══ Provided material
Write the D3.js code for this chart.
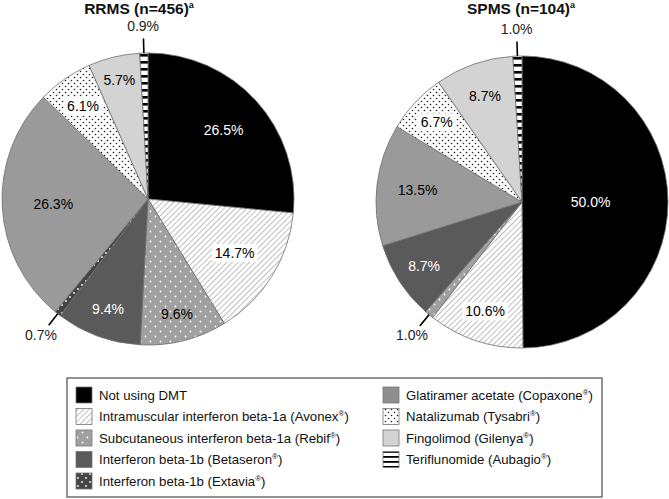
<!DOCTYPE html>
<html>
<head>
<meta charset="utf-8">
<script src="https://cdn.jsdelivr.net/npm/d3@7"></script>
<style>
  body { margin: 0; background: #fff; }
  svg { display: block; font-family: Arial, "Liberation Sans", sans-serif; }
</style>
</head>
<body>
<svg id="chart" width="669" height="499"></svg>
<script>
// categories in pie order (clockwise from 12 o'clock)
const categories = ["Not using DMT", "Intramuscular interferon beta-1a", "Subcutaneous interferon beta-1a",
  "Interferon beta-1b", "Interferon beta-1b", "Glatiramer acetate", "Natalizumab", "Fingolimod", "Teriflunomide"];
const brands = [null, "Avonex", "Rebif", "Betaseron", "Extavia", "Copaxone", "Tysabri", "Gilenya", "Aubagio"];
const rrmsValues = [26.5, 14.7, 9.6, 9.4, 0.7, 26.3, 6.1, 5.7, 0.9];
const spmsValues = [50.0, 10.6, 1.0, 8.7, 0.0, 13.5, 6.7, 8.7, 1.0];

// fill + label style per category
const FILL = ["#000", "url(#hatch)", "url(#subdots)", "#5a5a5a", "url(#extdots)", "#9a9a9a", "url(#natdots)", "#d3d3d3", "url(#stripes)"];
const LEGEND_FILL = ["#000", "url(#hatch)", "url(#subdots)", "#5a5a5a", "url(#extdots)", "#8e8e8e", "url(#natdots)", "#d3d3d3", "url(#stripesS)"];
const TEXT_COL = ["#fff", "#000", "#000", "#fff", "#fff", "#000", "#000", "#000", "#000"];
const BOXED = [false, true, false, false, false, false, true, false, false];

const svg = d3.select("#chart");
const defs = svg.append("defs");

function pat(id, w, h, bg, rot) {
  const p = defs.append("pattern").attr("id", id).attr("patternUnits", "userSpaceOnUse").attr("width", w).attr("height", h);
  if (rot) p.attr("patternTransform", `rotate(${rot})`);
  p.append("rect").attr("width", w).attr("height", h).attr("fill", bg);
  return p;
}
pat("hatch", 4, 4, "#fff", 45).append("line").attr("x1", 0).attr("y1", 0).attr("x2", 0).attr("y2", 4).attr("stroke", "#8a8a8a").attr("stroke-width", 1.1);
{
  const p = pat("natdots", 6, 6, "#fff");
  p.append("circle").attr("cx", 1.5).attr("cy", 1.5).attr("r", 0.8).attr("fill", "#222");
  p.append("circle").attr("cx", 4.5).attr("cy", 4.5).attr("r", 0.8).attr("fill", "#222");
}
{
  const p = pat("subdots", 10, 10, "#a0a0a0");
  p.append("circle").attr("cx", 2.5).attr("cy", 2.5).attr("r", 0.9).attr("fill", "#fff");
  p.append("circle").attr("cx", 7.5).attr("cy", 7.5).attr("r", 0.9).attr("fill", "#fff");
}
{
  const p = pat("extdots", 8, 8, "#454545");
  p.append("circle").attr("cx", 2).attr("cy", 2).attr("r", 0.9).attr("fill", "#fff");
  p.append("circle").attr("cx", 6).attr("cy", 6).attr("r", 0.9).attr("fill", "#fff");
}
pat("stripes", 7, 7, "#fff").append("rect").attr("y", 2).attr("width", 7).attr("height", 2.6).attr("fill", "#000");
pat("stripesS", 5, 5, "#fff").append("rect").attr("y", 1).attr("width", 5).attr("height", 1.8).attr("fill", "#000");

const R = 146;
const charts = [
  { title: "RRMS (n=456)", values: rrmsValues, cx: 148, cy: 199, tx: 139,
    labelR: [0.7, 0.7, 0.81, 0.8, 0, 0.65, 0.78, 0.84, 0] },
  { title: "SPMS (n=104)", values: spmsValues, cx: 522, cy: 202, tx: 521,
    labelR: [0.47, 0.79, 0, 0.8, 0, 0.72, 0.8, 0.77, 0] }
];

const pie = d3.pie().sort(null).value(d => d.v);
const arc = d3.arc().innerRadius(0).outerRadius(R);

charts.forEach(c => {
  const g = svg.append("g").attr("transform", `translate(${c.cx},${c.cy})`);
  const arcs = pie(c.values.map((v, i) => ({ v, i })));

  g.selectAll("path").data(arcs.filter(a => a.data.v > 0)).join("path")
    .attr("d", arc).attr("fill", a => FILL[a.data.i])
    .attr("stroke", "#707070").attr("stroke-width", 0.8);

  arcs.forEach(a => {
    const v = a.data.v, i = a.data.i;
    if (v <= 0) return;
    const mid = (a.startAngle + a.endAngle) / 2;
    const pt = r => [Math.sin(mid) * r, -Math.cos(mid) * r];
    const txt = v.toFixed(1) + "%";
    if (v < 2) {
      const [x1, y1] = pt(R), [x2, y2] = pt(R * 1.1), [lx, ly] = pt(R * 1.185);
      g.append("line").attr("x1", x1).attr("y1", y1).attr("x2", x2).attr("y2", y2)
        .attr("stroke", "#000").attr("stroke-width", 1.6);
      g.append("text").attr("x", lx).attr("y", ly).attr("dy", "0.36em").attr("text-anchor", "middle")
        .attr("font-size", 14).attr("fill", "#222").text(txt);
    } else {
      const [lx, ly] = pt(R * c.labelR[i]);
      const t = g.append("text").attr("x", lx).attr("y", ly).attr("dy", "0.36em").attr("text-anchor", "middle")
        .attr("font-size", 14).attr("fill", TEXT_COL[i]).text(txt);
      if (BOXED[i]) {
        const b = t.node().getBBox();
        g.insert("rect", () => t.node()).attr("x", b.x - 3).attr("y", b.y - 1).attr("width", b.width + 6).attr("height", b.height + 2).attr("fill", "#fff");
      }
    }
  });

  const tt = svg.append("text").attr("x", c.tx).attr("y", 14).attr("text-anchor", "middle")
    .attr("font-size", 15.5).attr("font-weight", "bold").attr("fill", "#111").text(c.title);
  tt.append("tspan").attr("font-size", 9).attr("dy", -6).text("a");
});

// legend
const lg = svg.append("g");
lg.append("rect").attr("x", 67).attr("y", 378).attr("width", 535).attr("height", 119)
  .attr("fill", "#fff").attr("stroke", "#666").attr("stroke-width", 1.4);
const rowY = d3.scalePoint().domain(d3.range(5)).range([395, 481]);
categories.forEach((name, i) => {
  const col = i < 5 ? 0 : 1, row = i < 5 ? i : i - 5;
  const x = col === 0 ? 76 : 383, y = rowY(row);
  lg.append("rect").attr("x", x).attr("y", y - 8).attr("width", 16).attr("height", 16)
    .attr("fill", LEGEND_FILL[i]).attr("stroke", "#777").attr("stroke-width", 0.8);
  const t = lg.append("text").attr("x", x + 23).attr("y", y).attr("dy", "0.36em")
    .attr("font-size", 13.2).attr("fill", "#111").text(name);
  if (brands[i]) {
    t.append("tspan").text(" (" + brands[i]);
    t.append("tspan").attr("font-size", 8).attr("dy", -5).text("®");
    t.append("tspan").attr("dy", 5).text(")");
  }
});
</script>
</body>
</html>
════
- _Required task_
Drop the images and repeat the data exactly.

- _Reply to the exercise_
Write the D3.js code for this chart.
<!DOCTYPE html>
<html>
<head>
<meta charset="utf-8">
<script src="https://cdn.jsdelivr.net/npm/d3@7"></script>
<style>
  body { margin: 0; background: #fff; }
  svg { display: block; font-family: Arial, "Liberation Sans", sans-serif; }
</style>
</head>
<body>
<svg id="chart" width="669" height="499"></svg>
<script>
// categories in pie order (clockwise from 12 o'clock)
const categories = ["Not using DMT", "Intramuscular interferon beta-1a", "Subcutaneous interferon beta-1a",
  "Interferon beta-1b", "Interferon beta-1b", "Glatiramer acetate", "Natalizumab", "Fingolimod", "Teriflunomide"];
const brands = [null, "Avonex", "Rebif", "Betaseron", "Extavia", "Copaxone", "Tysabri", "Gilenya", "Aubagio"];
const rrmsValues = [26.5, 14.7, 9.6, 9.4, 0.7, 26.3, 6.1, 5.7, 0.9];
const spmsValues = [50.0, 10.6, 1.0, 8.7, 0.0, 13.5, 6.7, 8.7, 1.0];

// fill + label style per category
const FILL = ["#000", "url(#hatch)", "url(#subdots)", "#5a5a5a", "url(#extdots)", "#9a9a9a", "url(#natdots)", "#d3d3d3", "url(#stripes)"];
const LEGEND_FILL = ["#000", "url(#hatch)", "url(#subdots)", "#5a5a5a", "url(#extdots)", "#8e8e8e", "url(#natdots)", "#d3d3d3", "url(#stripesS)"];
const TEXT_COL = ["#fff", "#000", "#000", "#fff", "#fff", "#000", "#000", "#000", "#000"];
const BOXED = [false, true, false, false, false, false, true, false, false];

const svg = d3.select("#chart");
const defs = svg.append("defs");

function pat(id, w, h, bg, rot) {
  const p = defs.append("pattern").attr("id", id).attr("patternUnits", "userSpaceOnUse").attr("width", w).attr("height", h);
  if (rot) p.attr("patternTransform", `rotate(${rot})`);
  p.append("rect").attr("width", w).attr("height", h).attr("fill", bg);
  return p;
}
pat("hatch", 4, 4, "#fff", 45).append("line").attr("x1", 0).attr("y1", 0).attr("x2", 0).attr("y2", 4).attr("stroke", "#8a8a8a").attr("stroke-width", 1.1);
{
  const p = pat("natdots", 6, 6, "#fff");
  p.append("circle").attr("cx", 1.5).attr("cy", 1.5).attr("r", 0.8).attr("fill", "#222");
  p.append("circle").attr("cx", 4.5).attr("cy", 4.5).attr("r", 0.8).attr("fill", "#222");
}
{
  const p = pat("subdots", 10, 10, "#a0a0a0");
  p.append("circle").attr("cx", 2.5).attr("cy", 2.5).attr("r", 0.9).attr("fill", "#fff");
  p.append("circle").attr("cx", 7.5).attr("cy", 7.5).attr("r", 0.9).attr("fill", "#fff");
}
{
  const p = pat("extdots", 8, 8, "#454545");
  p.append("circle").attr("cx", 2).attr("cy", 2).attr("r", 0.9).attr("fill", "#fff");
  p.append("circle").attr("cx", 6).attr("cy", 6).attr("r", 0.9).attr("fill", "#fff");
}
pat("stripes", 7, 7, "#fff").append("rect").attr("y", 2).attr("width", 7).attr("height", 2.6).attr("fill", "#000");
pat("stripesS", 5, 5, "#fff").append("rect").attr("y", 1).attr("width", 5).attr("height", 1.8).attr("fill", "#000");

const R = 146;
const charts = [
  { title: "RRMS (n=456)", values: rrmsValues, cx: 148, cy: 199, tx: 139,
    labelR: [0.7, 0.7, 0.81, 0.8, 0, 0.65, 0.78, 0.84, 0] },
  { title: "SPMS (n=104)", values: spmsValues, cx: 522, cy: 202, tx: 521,
    labelR: [0.47, 0.79, 0, 0.8, 0, 0.72, 0.8, 0.77, 0] }
];

const pie = d3.pie().sort(null).value(d => d.v);
const arc = d3.arc().innerRadius(0).outerRadius(R);

charts.forEach(c => {
  const g = svg.append("g").attr("transform", `translate(${c.cx},${c.cy})`);
  const arcs = pie(c.values.map((v, i) => ({ v, i })));

  g.selectAll("path").data(arcs.filter(a => a.data.v > 0)).join("path")
    .attr("d", arc).attr("fill", a => FILL[a.data.i])
    .attr("stroke", "#707070").attr("stroke-width", 0.8);

  arcs.forEach(a => {
    const v = a.data.v, i = a.data.i;
    if (v <= 0) return;
    const mid = (a.startAngle + a.endAngle) / 2;
    const pt = r => [Math.sin(mid) * r, -Math.cos(mid) * r];
    const txt = v.toFixed(1) + "%";
    if (v < 2) {
      const [x1, y1] = pt(R), [x2, y2] = pt(R * 1.1), [lx, ly] = pt(R * 1.185);
      g.append("line").attr("x1", x1).attr("y1", y1).attr("x2", x2).attr("y2", y2)
        .attr("stroke", "#000").attr("stroke-width", 1.6);
      g.append("text").attr("x", lx).attr("y", ly).attr("dy", "0.36em").attr("text-anchor", "middle")
        .attr("font-size", 14).attr("fill", "#222").text(txt);
    } else {
      const [lx, ly] = pt(R * c.labelR[i]);
      const t = g.append("text").attr("x", lx).attr("y", ly).attr("dy", "0.36em").attr("text-anchor", "middle")
        .attr("font-size", 14).attr("fill", TEXT_COL[i]).text(txt);
      if (BOXED[i]) {
        const b = t.node().getBBox();
        g.insert("rect", () => t.node()).attr("x", b.x - 3).attr("y", b.y - 1).attr("width", b.width + 6).attr("height", b.height + 2).attr("fill", "#fff");
      }
    }
  });

  const tt = svg.append("text").attr("x", c.tx).attr("y", 14).attr("text-anchor", "middle")
    .attr("font-size", 15.5).attr("font-weight", "bold").attr("fill", "#111").text(c.title);
  tt.append("tspan").attr("font-size", 9).attr("dy", -6).text("a");
});

// legend
const lg = svg.append("g");
lg.append("rect").attr("x", 67).attr("y", 378).attr("width", 535).attr("height", 119)
  .attr("fill", "#fff").attr("stroke", "#666").attr("stroke-width", 1.4);
const rowY = d3.scalePoint().domain(d3.range(5)).range([395, 481]);
categories.forEach((name, i) => {
  const col = i < 5 ? 0 : 1, row = i < 5 ? i : i - 5;
  const x = col === 0 ? 76 : 383, y = rowY(row);
  lg.append("rect").attr("x", x).attr("y", y - 8).attr("width", 16).attr("height", 16)
    .attr("fill", LEGEND_FILL[i]).attr("stroke", "#777").attr("stroke-width", 0.8);
  const t = lg.append("text").attr("x", x + 23).attr("y", y).attr("dy", "0.36em")
    .attr("font-size", 13.2).attr("fill", "#111").text(name);
  if (brands[i]) {
    t.append("tspan").text(" (" + brands[i]);
    t.append("tspan").attr("font-size", 8).attr("dy", -5).text("®");
    t.append("tspan").attr("dy", 5).text(")");
  }
});
</script>
</body>
</html>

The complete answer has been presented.